Audio, climate, and infotainment functions are nearly all controlled by virtual buttons on the eight-inch center dashboard screen or by a couple rows of physical buttons. None manage to duplicate the ease and clarity of more traditional knobs, but they look more modern and follow the current trend in control interfaces. The instrument panel in front of the driver features another eight-inch screen that’s configurable with various layouts. One features a large, round, analog tachometer in the center (“virtual,” of course), with a choice of ancillary gauges and readouts. Track mode changes that to a race-oriented linear tachometer with minimal ancillary readouts. Most people should be able to find a satisfactory arrangement, unless, of course, they’re wanting a set of round mechanical gauges from the ‘70s.

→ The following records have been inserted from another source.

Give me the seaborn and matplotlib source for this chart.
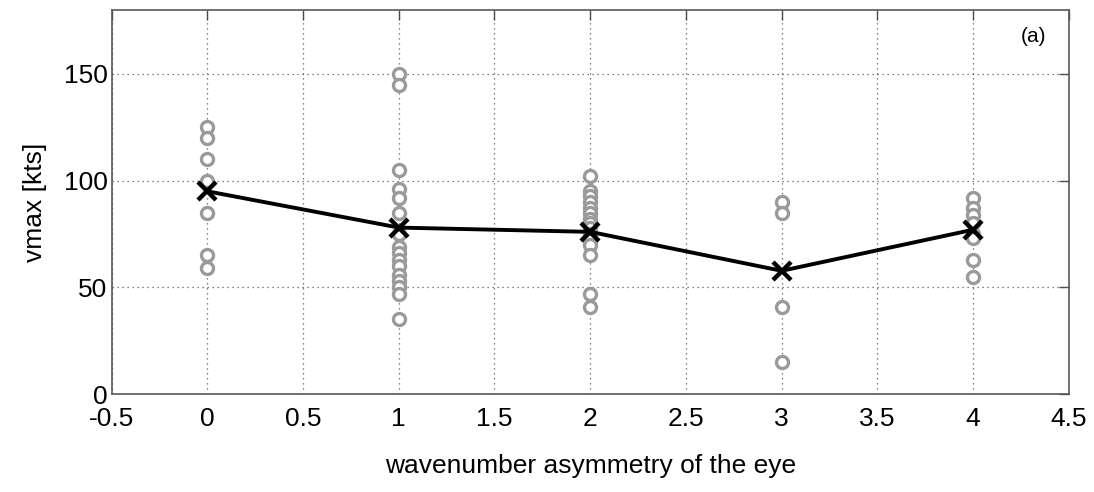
import numpy as np
import pandas as pd
import matplotlib
matplotlib.use("Agg")
import matplotlib.pyplot as plt
import seaborn as sns

# vmax of each case, grouped by wavenumber asymmetry of the eye
wavenumbers = [0, 1, 2, 3, 4]
vmax_wn0 = [125, 120, 110, 100, 85, 65, 59]
vmax_wn1 = [150, 145, 105, 96, 92, 85, 75, 69, 66, 63, 60, 56, 53, 50, 47, 35]
vmax_wn2 = [102, 95, 93, 90, 87, 85, 82, 80, 78, 75, 72, 70, 65, 47, 41]
vmax_wn3 = [90, 85, 41, 15]
vmax_wn4 = [92, 87, 84, 80, 75, 73, 63, 55]
vmax_mean = [95, 78, 76, 57.75, 77]

xticks = [-0.5, 0, 0.5, 1, 1.5, 2, 2.5, 3, 3.5, 4, 4.5]
yticks = [0, 50, 100, 150]

groups = [vmax_wn0, vmax_wn1, vmax_wn2, vmax_wn3, vmax_wn4]
df = pd.DataFrame({
    "wn": np.concatenate([[w] * len(g) for w, g in zip(wavenumbers, groups)]),
    "vmax": np.concatenate(groups),
})
df_mean = pd.DataFrame({"wn": wavenumbers, "vmax": vmax_mean})

sns.set_style("white")
plt.rcParams["font.family"] = ["Liberation Sans", "DejaVu Sans"]
plt.rcParams["text.color"] = "black"
plt.rcParams["axes.labelcolor"] = "black"

fig = plt.figure(figsize=(10.94, 4.92), dpi=100)
ax = fig.add_axes([0.102, 0.199, 0.875, 0.781])

sns.scatterplot(data=df, x="wn", y="vmax", ax=ax, marker="o", s=75,
                facecolor="white", edgecolor="#9a9a9a", linewidth=2.4, zorder=3)
sns.lineplot(data=df_mean, x="wn", y="vmax", ax=ax, color="black", lw=2.8,
             marker="x", markersize=13, markeredgewidth=3.2,
             markeredgecolor="black", zorder=4)

ax.set_xlim(-0.5, 4.5)
ax.set_ylim(0, 180)
ax.set_xticks(xticks)
ax.set_xticklabels(["-0.5", "0", "0.5", "1", "1.5", "2", "2.5", "3", "3.5", "4", "4.5"])
ax.set_yticks(yticks)
ax.grid(True, linestyle=(0, (1, 3)), color="0.35", lw=0.9, zorder=0)
ax.set_axisbelow(True)

ax.tick_params(direction="in", length=7, width=1, color="0.3",
               top=True, right=True, labelsize=19, labelcolor="black")
ax.tick_params(axis="x", pad=9)
ax.tick_params(axis="y", pad=3)
for sp in ax.spines.values():
    sp.set_color("0.35")
    sp.set_linewidth(1.2)

ax.set_xlabel("wavenumber asymmetry of the eye", fontsize=19, labelpad=17)
ax.set_ylabel("vmax [kts]", fontsize=19, labelpad=12)
ax.text(0.963, 0.93, "(a)", transform=ax.transAxes, fontsize=15,
        ha="center", va="center")

fig.savefig("out.png", dpi=100)
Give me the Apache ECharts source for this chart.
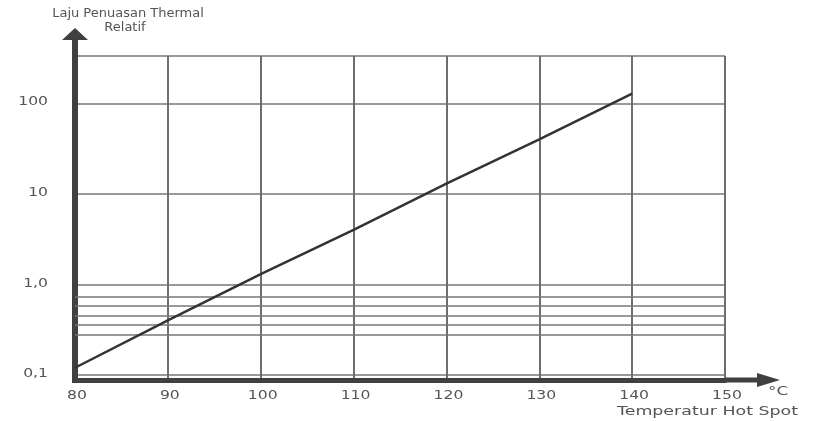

Virtually every interior surface is covered with leather, aluminum, carbon fiber, or faux suede, providing a decidedly upscale ambiance. While not all of the leather-covered surfaces are padded, most that you’d touch are.
While “low” is usually a positive attribute in a sports car, it poses some problems in the Corvette. Since the roof and seat cushion are closer to the ground than in most other cars, getting in and out – even for folks of average stature – can be challenging. You don’t “get in” a Corvette as much as you “drop in.” And by the same token, you don’t “get out” as much as you “climb out.” This is aggravated in tight parking spaces, as the wide doors – which are attached to a wide car – can’t be opened far enough to make a large portal.
Once situated, the environment is … cozy. Taller folks may wish for more legroom, but regardless of size, both the driver and – more so — the passenger will find that the wide center console limits side-to-side knee room. Visibility is okay to the front and sides, but anything back much past your shoulders gets at least partially hidden by seat headrests, roof pillars, or the tall tail. However, the effects are minimized by small rear-quarter windows and a rear backup camera.
While “performance” is certainly a primary element in a sports car, it’s not the only focus of the Corvette. As has been the case with numerous competitors, the C7 has made strides in cabin appointments and driver comfort as well.
Meager cabin storage is provided by a small glovebox, shallow console box, and the usual twin console cupholders and door map pockets. On the positive side, the rear cargo area is reasonably large, and it can hold the coupe’s traditional lift-off targa roof (which is carbon fiber and thus lighter than before), while still leaving space for some soft (or flat) luggage underneath.